Mets 'require' higher payroll to compete

PORT ST. LUCIE, Fla. -- Bobby Bonilla was at Mets camp on Thursday as part of a Players’ Association contingent meeting with current players. As crazy as it sounds, Bonilla’s $1.2 million annual payment from the Mets as part of his deferred compensation is more than any outfielder currently on the roster will earn in 2013.

“I’ve heard that one,” union chief Michael Weiner lightheartedly said.

Adam Rubin

Michael Weiner speaks at Mets camp on Thursday.

Weiner, an advocate for the players, believes the Mets need to up their payroll.

If you count the entire buyout to Jason Bay in ’13, the Mets’ payroll figure roughly would be about $95 million.

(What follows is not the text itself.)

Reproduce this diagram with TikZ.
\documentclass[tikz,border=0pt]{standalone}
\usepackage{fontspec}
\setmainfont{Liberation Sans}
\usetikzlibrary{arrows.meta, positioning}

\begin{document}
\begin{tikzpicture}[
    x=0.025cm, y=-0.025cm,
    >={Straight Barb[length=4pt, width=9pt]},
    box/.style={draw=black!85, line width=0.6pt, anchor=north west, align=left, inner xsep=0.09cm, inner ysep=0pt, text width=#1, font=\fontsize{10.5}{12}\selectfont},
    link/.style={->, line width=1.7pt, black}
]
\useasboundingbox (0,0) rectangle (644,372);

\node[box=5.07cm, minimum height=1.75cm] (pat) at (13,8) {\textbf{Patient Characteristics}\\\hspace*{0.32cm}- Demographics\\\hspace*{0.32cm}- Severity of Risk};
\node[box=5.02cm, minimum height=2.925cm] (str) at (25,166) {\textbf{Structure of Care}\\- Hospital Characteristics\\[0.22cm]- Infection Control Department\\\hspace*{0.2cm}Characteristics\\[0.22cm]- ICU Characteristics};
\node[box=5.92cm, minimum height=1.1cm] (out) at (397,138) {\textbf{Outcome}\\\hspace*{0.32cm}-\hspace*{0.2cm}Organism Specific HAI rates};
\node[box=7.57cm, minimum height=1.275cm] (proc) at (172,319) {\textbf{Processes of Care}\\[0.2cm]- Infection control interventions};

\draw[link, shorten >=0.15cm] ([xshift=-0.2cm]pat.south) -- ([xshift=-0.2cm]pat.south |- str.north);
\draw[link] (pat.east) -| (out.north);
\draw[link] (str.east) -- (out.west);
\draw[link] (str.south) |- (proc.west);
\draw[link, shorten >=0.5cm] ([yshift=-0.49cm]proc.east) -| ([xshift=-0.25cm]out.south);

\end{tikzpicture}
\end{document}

“Look, a New York franchise in the National League is one of the flagship franchises in baseball,” Weiner told media after addressing the players at Mets camp. “Everybody would like to see the Mets as a competitive team. And it’s going to require a higher payroll. I trust that the Wilpons and Sandy Alderson, John Ricco, all of those people, will end up putting together a competitive team shortly.”

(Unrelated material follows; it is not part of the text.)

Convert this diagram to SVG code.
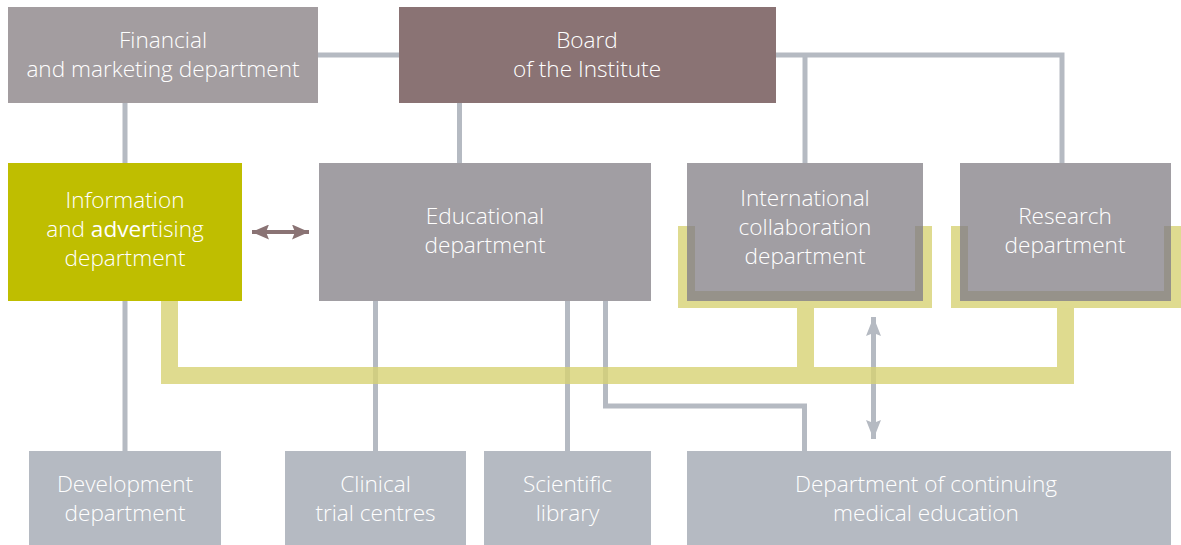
<svg xmlns="http://www.w3.org/2000/svg" width="1181" height="545" viewBox="0 0 1181 545">
<style>
.t{font-family:"Open Sans","Noto Sans","DejaVu Sans",sans-serif;font-size:22.6px;font-weight:350;fill:#ffffff;text-anchor:middle}
.g{stroke:#b5bac2;stroke-width:5;fill:none}
.mid{fill:#a19ea3}
.bot{fill:#b5bac2}
.yel{fill:#dfdb90}
.ov{fill:#96928a}
</style>
<defs>
<marker id="ag" viewBox="0 0 19 15" markerWidth="19" markerHeight="15" refX="19" refY="7.5" orient="auto-start-reverse" markerUnits="userSpaceOnUse">
<path d="M0,0 L19,7.5 L0,15 L3,7.5 Z" fill="#b5bac2"/>
</marker>
<marker id="ab" viewBox="0 0 17 15" markerWidth="17" markerHeight="15" refX="17" refY="7.5" orient="auto-start-reverse" markerUnits="userSpaceOnUse">
<path d="M0,0 L17,7.5 L0,15 L3,7.5 Z" fill="#8a7374"/>
</marker>
</defs>
<rect width="1181" height="545" fill="#ffffff"/>
<g id="connectors">
<path class="g" d="M318,55 H399"/>
<path class="g" d="M776,55 H1062 V163"/>
<path class="g" d="M805,55 V163"/>
<path class="g" d="M125,103 V451"/>
<path class="g" d="M459.5,103 V163"/>
<path class="g" d="M375.5,301 V451"/>
<path class="g" d="M567.5,301 V451"/>
<path class="g" d="M605.5,301 V406 H804.5 V451"/>
<path class="g" d="M873.5,317 V439" marker-start="url(#ag)" marker-end="url(#ag)"/>
<path d="M252,232 H309" stroke="#8a7374" stroke-width="4" fill="none" marker-start="url(#ab)" marker-end="url(#ab)"/>
<path d="M169.5,301 V375.5 H1065.5 V308" stroke="#d7d273" stroke-width="17" fill="none" opacity="0.8" stroke-linejoin="miter"/>
<rect x="797" y="308" width="17" height="59" fill="#d7d273" opacity="0.8"/>
</g>
<g id="frames">
<path class="yel" fill-rule="evenodd" d="M678,226 H932 V308 H678 Z M695,226 V291 H915 V226 Z"/>
<path class="yel" fill-rule="evenodd" d="M951,226 H1181 V308 H951 Z M968,226 V291 H1164 V226 Z"/>
</g>
<g id="financial">
<rect x="8" y="7" width="310" height="96" fill="#a39da0"/>
<text class="t" x="163" y="48">Financial</text>
<text class="t" x="163" y="77">and marketing department</text>
</g>
<g id="board">
<rect x="399" y="7" width="377" height="96" fill="#8a7374"/>
<text class="t" x="587" y="48">Board</text>
<text class="t" x="587" y="77">of the Institute</text>
</g>
<g id="information">
<rect x="8" y="163" width="234" height="138" fill="#bfbe00"/>
<text class="t" x="125" y="208">Information</text>
<text class="t" x="125" y="237">and <tspan font-weight="500">adver</tspan>tising</text>
<text class="t" x="125" y="266">department</text>
</g>
<g id="educational">
<rect class="mid" x="319" y="163" width="332" height="138"/>
<text class="t" x="485" y="224">Educational</text>
<text class="t" x="485" y="253">department</text>
</g>
<g id="international">
<rect class="mid" x="687" y="163" width="236" height="138"/>
<path class="ov" d="M687,226 H695 V291 H915 V226 H923 V301 H687 Z"/>
<text class="t" x="805" y="206">International</text>
<text class="t" x="805" y="235">collaboration</text>
<text class="t" x="805" y="264">department</text>
</g>
<g id="research">
<rect class="mid" x="960" y="163" width="211" height="138"/>
<path class="ov" d="M960,226 H968 V291 H1164 V226 H1171 V301 H960 Z"/>
<text class="t" x="1065" y="224">Research</text>
<text class="t" x="1065" y="253">department</text>
</g>
<g id="development">
<rect class="bot" x="29" y="451" width="192" height="94"/>
<text class="t" x="125" y="492">Development</text>
<text class="t" x="125" y="521">department</text>
</g>
<g id="clinical">
<rect class="bot" x="285" y="451" width="181" height="94"/>
<text class="t" x="375.5" y="492">Clinical</text>
<text class="t" x="375.5" y="521">trial centres</text>
</g>
<g id="library">
<rect class="bot" x="484" y="451" width="167" height="94"/>
<text class="t" x="567.5" y="492">Scientific</text>
<text class="t" x="567.5" y="521">library</text>
</g>
<g id="cme">
<rect class="bot" x="687" y="451" width="484" height="94"/>
<text class="t" x="926" y="492">Department of continuing</text>
<text class="t" x="926" y="521">medical education</text>
</g>
</svg>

Did David Wright’s eight-year, $138 million contract allay some concerns?

"David is the face of the New York Mets,” Weiner said. “And David made a decision. ... David understood that if he went out to market, he’d probably make more money, and perhaps substantially more money. Yes, I think it’s a good thing from a competitive basis that David is an anchor of the New York Mets for the future. But I also think it shows the Basic Agreement working the way it’s supposed to work that David made that choice.”

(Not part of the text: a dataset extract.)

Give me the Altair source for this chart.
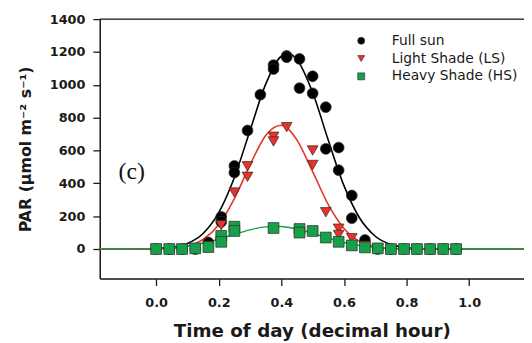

As for the sticky Michael Bourn/draft-compensation issue, Weiner said he believes the union was in the right and the Mets should have prevailed in trying to protect the 11th overall pick in the draft from being forfeiting had the team signed Bourn.

The Mets were bounced from the top 10 because Pittsburgh was awarded a compensation pick for failing to sign its 2012 first-rounder. Bourn ultimately signed with the Cleveland Indians for four years, $48 million, with a fifth-year option.

“I think we did have a sound case, and that’s an issue we may address going forward,” Weiner said. “I think the intention of that agreement was to have the teams with the 10 lowest-finishing records in the immediately preceding season have their first-round picks protected. … That is something that we’ll talk about with the commissioner’s office. If we have to litigate it, we can litigate that issue even though the Bourn issue is gone. We can still go to the arbitrator during the time of the regular season and get an answer on that.”

Weiner went on to say that the draft-pick compensation issue is something the union would like to see further relaxed. The new system called for a free agent to have draft-pick compensation attached to him only if his former team made a $13.3 million qualifying offer for one season.